■ SUPPLIED INFORMATION ■

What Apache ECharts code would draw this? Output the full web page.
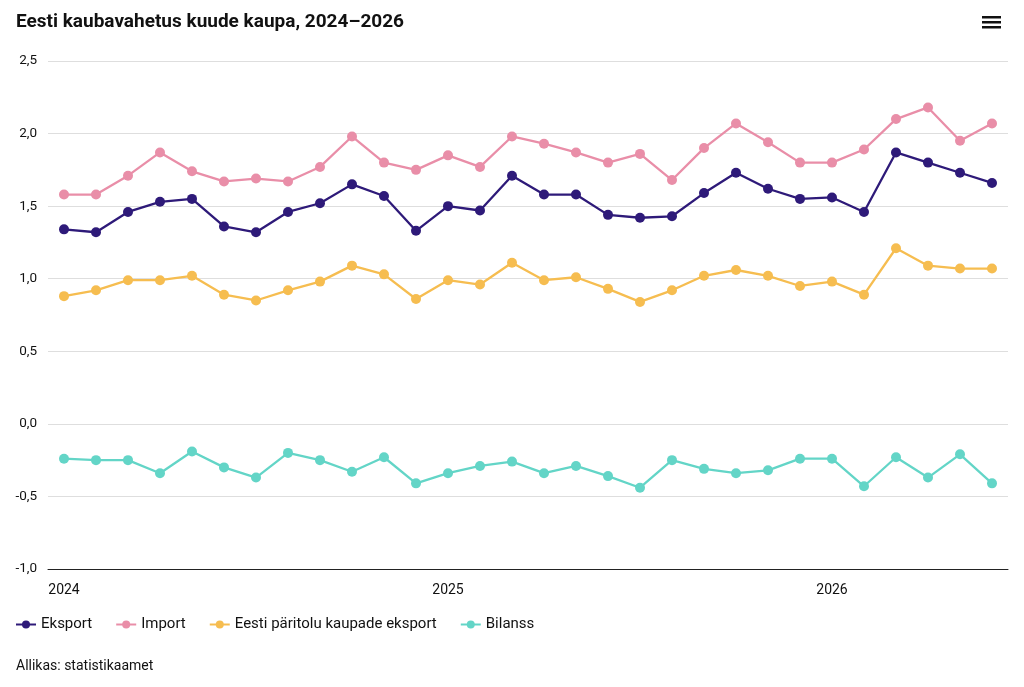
<!DOCTYPE html>
<html>
<head>
<meta charset="utf-8">
<script src="https://cdn.jsdelivr.net/npm/echarts@6/dist/echarts.min.js"></script>
<style>
html,body{margin:0;padding:0;background:#fff;}
#chart{width:1024px;height:687px;}
</style>
</head>
<body>
<div id="chart"></div>
<script>
const months = [
  "2024-01","2024-02","2024-03","2024-04","2024-05","2024-06","2024-07","2024-08","2024-09","2024-10","2024-11","2024-12",
  "2025-01","2025-02","2025-03","2025-04","2025-05","2025-06","2025-07","2025-08","2025-09","2025-10","2025-11","2025-12",
  "2026-01","2026-02","2026-03","2026-04","2026-05","2026-06"
];
const eksport = [1.34,1.32,1.46,1.53,1.55,1.36,1.32,1.46,1.52,1.65,1.57,1.33,1.50,1.47,1.71,1.58,1.58,1.44,1.42,1.43,1.59,1.73,1.62,1.55,1.56,1.46,1.87,1.80,1.73,1.66];
const importData = [1.58,1.58,1.71,1.87,1.74,1.67,1.69,1.67,1.77,1.98,1.80,1.75,1.85,1.77,1.98,1.93,1.87,1.80,1.86,1.68,1.90,2.07,1.94,1.80,1.80,1.89,2.10,2.18,1.95,2.07];
const eestiPaaritolu = [0.88,0.92,0.99,0.99,1.02,0.89,0.85,0.92,0.98,1.09,1.03,0.86,0.99,0.96,1.11,0.99,1.01,0.93,0.84,0.92,1.02,1.06,1.02,0.95,0.98,0.89,1.21,1.09,1.07,1.07];
const bilanss = [-0.24,-0.25,-0.25,-0.34,-0.19,-0.30,-0.37,-0.20,-0.25,-0.33,-0.23,-0.41,-0.34,-0.29,-0.26,-0.34,-0.29,-0.36,-0.44,-0.25,-0.31,-0.34,-0.32,-0.24,-0.24,-0.43,-0.23,-0.37,-0.21,-0.41];
const seriesNames = ["Eksport","Import","Eesti päritolu kaupade eksport","Bilanss"];
const colors = ["#2e1a79","#e98ea8","#f6bd50","#63d5c7"];

const chart = echarts.init(document.getElementById('chart'));
const font = 'Roboto, "Noto Sans", sans-serif';
const allData = [eksport, importData, eestiPaaritolu, bilanss];
chart.setOption({
  animation: false,
  textStyle: {fontFamily: font},
  title: {
    text: "Eesti kaubavahetus kuude kaupa, 2024–2026",
    left: 16, top: 13, padding: 0,
    textStyle: {fontFamily: font, fontSize: 19, fontWeight: 'bold', color: '#111'}
  },
  graphic: [
    {type:'rect', left: 982, top: 16, shape:{width:19, height:2.5}, style:{fill:'#111'}},
    {type:'rect', left: 982, top: 21, shape:{width:19, height:2.5}, style:{fill:'#111'}},
    {type:'rect', left: 982, top: 26, shape:{width:19, height:2.5}, style:{fill:'#111'}},
    {type:'text', left: 16, top: 659, style:{text:'Allikas: statistikaamet', font: '14px ' + font, fill:'#111'}}
  ],
  legend: {
    left: 10, top: 612,
    itemWidth: 20, itemHeight: 10, itemGap: 23,
    textStyle: {fontFamily: font, fontSize: 15, color: '#111'},
    data: seriesNames
  },
  grid: {left: 48, right: 16, top: 61, bottom: 118},
  xAxis: {
    type: 'category',
    data: months,
    boundaryGap: true,
    axisLine: {show: true, onZero: false, lineStyle: {color: '#222', width: 1}},
    axisTick: {show: false},
    axisLabel: {
      interval: 0,
      margin: 14,
      fontSize: 14,
      color: '#111',
      fontFamily: font,
      formatter: function (v) { return v.slice(5) === '01' ? v.slice(0, 4) : ''; }
    },
    splitLine: {show: false}
  },
  yAxis: {
    type: 'value',
    min: -1, max: 2.5, interval: 0.5,
    axisLine: {show: false},
    axisTick: {show: false},
    axisLabel: {
      fontSize: 13.5, color: '#111', fontFamily: font, margin: 11,
      formatter: function (v) { return v.toFixed(1).replace('.', ','); }
    },
    splitLine: {lineStyle: {color: '#dedede', width: 1}}
  },
  series: seriesNames.map(function (name, i) {
    return {
      name: name,
      type: 'line',
      data: allData[i],
      color: colors[i],
      symbol: 'circle',
      symbolSize: 10,
      lineStyle: {width: 2.3},
      itemStyle: {color: colors[i]}
    };
  })
});
</script>
</body>
</html>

■ REQUIRED WORK ■
Copy the listing in full and without alteration, omitting every picture.

■ SOLUTION FOR THIS PROBLEM ■
What Apache ECharts code would draw this? Output the full web page.
<!DOCTYPE html>
<html>
<head>
<meta charset="utf-8">
<script src="https://cdn.jsdelivr.net/npm/echarts@6/dist/echarts.min.js"></script>
<style>
html,body{margin:0;padding:0;background:#fff;}
#chart{width:1024px;height:687px;}
</style>
</head>
<body>
<div id="chart"></div>
<script>
const months = [
  "2024-01","2024-02","2024-03","2024-04","2024-05","2024-06","2024-07","2024-08","2024-09","2024-10","2024-11","2024-12",
  "2025-01","2025-02","2025-03","2025-04","2025-05","2025-06","2025-07","2025-08","2025-09","2025-10","2025-11","2025-12",
  "2026-01","2026-02","2026-03","2026-04","2026-05","2026-06"
];
const eksport = [1.34,1.32,1.46,1.53,1.55,1.36,1.32,1.46,1.52,1.65,1.57,1.33,1.50,1.47,1.71,1.58,1.58,1.44,1.42,1.43,1.59,1.73,1.62,1.55,1.56,1.46,1.87,1.80,1.73,1.66];
const importData = [1.58,1.58,1.71,1.87,1.74,1.67,1.69,1.67,1.77,1.98,1.80,1.75,1.85,1.77,1.98,1.93,1.87,1.80,1.86,1.68,1.90,2.07,1.94,1.80,1.80,1.89,2.10,2.18,1.95,2.07];
const eestiPaaritolu = [0.88,0.92,0.99,0.99,1.02,0.89,0.85,0.92,0.98,1.09,1.03,0.86,0.99,0.96,1.11,0.99,1.01,0.93,0.84,0.92,1.02,1.06,1.02,0.95,0.98,0.89,1.21,1.09,1.07,1.07];
const bilanss = [-0.24,-0.25,-0.25,-0.34,-0.19,-0.30,-0.37,-0.20,-0.25,-0.33,-0.23,-0.41,-0.34,-0.29,-0.26,-0.34,-0.29,-0.36,-0.44,-0.25,-0.31,-0.34,-0.32,-0.24,-0.24,-0.43,-0.23,-0.37,-0.21,-0.41];
const seriesNames = ["Eksport","Import","Eesti päritolu kaupade eksport","Bilanss"];
const colors = ["#2e1a79","#e98ea8","#f6bd50","#63d5c7"];

const chart = echarts.init(document.getElementById('chart'));
const font = 'Roboto, "Noto Sans", sans-serif';
const allData = [eksport, importData, eestiPaaritolu, bilanss];
chart.setOption({
  animation: false,
  textStyle: {fontFamily: font},
  title: {
    text: "Eesti kaubavahetus kuude kaupa, 2024–2026",
    left: 16, top: 13, padding: 0,
    textStyle: {fontFamily: font, fontSize: 19, fontWeight: 'bold', color: '#111'}
  },
  graphic: [
    {type:'rect', left: 982, top: 16, shape:{width:19, height:2.5}, style:{fill:'#111'}},
    {type:'rect', left: 982, top: 21, shape:{width:19, height:2.5}, style:{fill:'#111'}},
    {type:'rect', left: 982, top: 26, shape:{width:19, height:2.5}, style:{fill:'#111'}},
    {type:'text', left: 16, top: 659, style:{text:'Allikas: statistikaamet', font: '14px ' + font, fill:'#111'}}
  ],
  legend: {
    left: 10, top: 612,
    itemWidth: 20, itemHeight: 10, itemGap: 23,
    textStyle: {fontFamily: font, fontSize: 15, color: '#111'},
    data: seriesNames
  },
  grid: {left: 48, right: 16, top: 61, bottom: 118},
  xAxis: {
    type: 'category',
    data: months,
    boundaryGap: true,
    axisLine: {show: true, onZero: false, lineStyle: {color: '#222', width: 1}},
    axisTick: {show: false},
    axisLabel: {
      interval: 0,
      margin: 14,
      fontSize: 14,
      color: '#111',
      fontFamily: font,
      formatter: function (v) { return v.slice(5) === '01' ? v.slice(0, 4) : ''; }
    },
    splitLine: {show: false}
  },
  yAxis: {
    type: 'value',
    min: -1, max: 2.5, interval: 0.5,
    axisLine: {show: false},
    axisTick: {show: false},
    axisLabel: {
      fontSize: 13.5, color: '#111', fontFamily: font, margin: 11,
      formatter: function (v) { return v.toFixed(1).replace('.', ','); }
    },
    splitLine: {lineStyle: {color: '#dedede', width: 1}}
  },
  series: seriesNames.map(function (name, i) {
    return {
      name: name,
      type: 'line',
      data: allData[i],
      color: colors[i],
      symbol: 'circle',
      symbolSize: 10,
      lineStyle: {width: 2.3},
      itemStyle: {color: colors[i]}
    };
  })
});
</script>
</body>
</html>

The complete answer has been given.